Als Zweibein-Variante (sieht aus wie ein verkleinerter mGrW) erreicht der Werfer (je nach Rohrlänge) eine maximale Reichweite von
3.900 Meter. Alle gängigen Granatwerfer Munitionsarten können verwendet werden. Der Ablauf ist vergleichbar mit den größeren Werfern, d.h. Einsatz von Schießtabellen, Richtstangen, Richtoptik
usw.)
Viel spannender, weil für uns völlig neuartig, ist der Einsatz als Kommandowerfer! Das Rohr wird (ohne Zweibein) mit einem kleinen
Dorn am Boden abgestützt, dann stellt man auf einer Skala Munitionsart und Reichweite ein, und zum Schluss versucht der Schütze eine senkrechte und eine waagrechte Wasserwaage so zu justieren,
dass die vorher eingestellte Höhen- und Seitenrichtung erreicht wird. Die Reichweite beträgt bis zu 1.900 Meter, die Treffergenauigkeit ist bei einem geübten Schützen absolut brauchbar. Dieser
Kommandowerfer wird beispielsweise von der britischen SAS eingesetzt.
Jeder Teilnehmer konnte zwei Granaten abfeuern und selbst die Hitze beim Abschuss spüren. Alle waren sich einig, so eine Waffe
braucht das Bataillon! Der Kaufpreis beträgt einige tausend Euro und wir suchen bereits nach Sponsoren... ;-)

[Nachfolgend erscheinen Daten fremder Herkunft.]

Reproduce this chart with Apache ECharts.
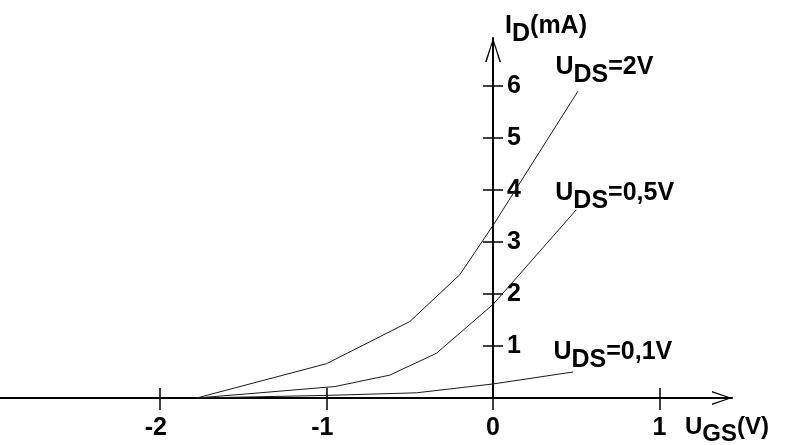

Im Anschluss hatten wir die Gelegenheit, die Herstellung solcher Granaten in der Fa. Hirtenberger zu erleben. Mit hochmodernen
Maschinen, aber immer noch erstaunlich viel "Handarbeit", wird Panzer-, Haubitzen- und Granatwerfermunition für verschiedenste Armeen der Welt erzeugt. Die Fehlertoleranz in der Produktion darf
nicht höher als 0,01% betragen, da sonst die Gefahr von Blindgängern besteht. Solange die maximalen Lagerzeiten der Munition eingehalten wird, garantiert Hirtenberger für deren
Funktionstüchtigkeit.
Den Abschluss dieses höchst interessanten Ausfluges bildete ein gemeinsames Mittagessen in einem nahe gelegenen Gasthaus, wo wir
auch noch auf den Geburtstag unseres Vereinsmitgliedes Andrea Stubner anstoßen konnten."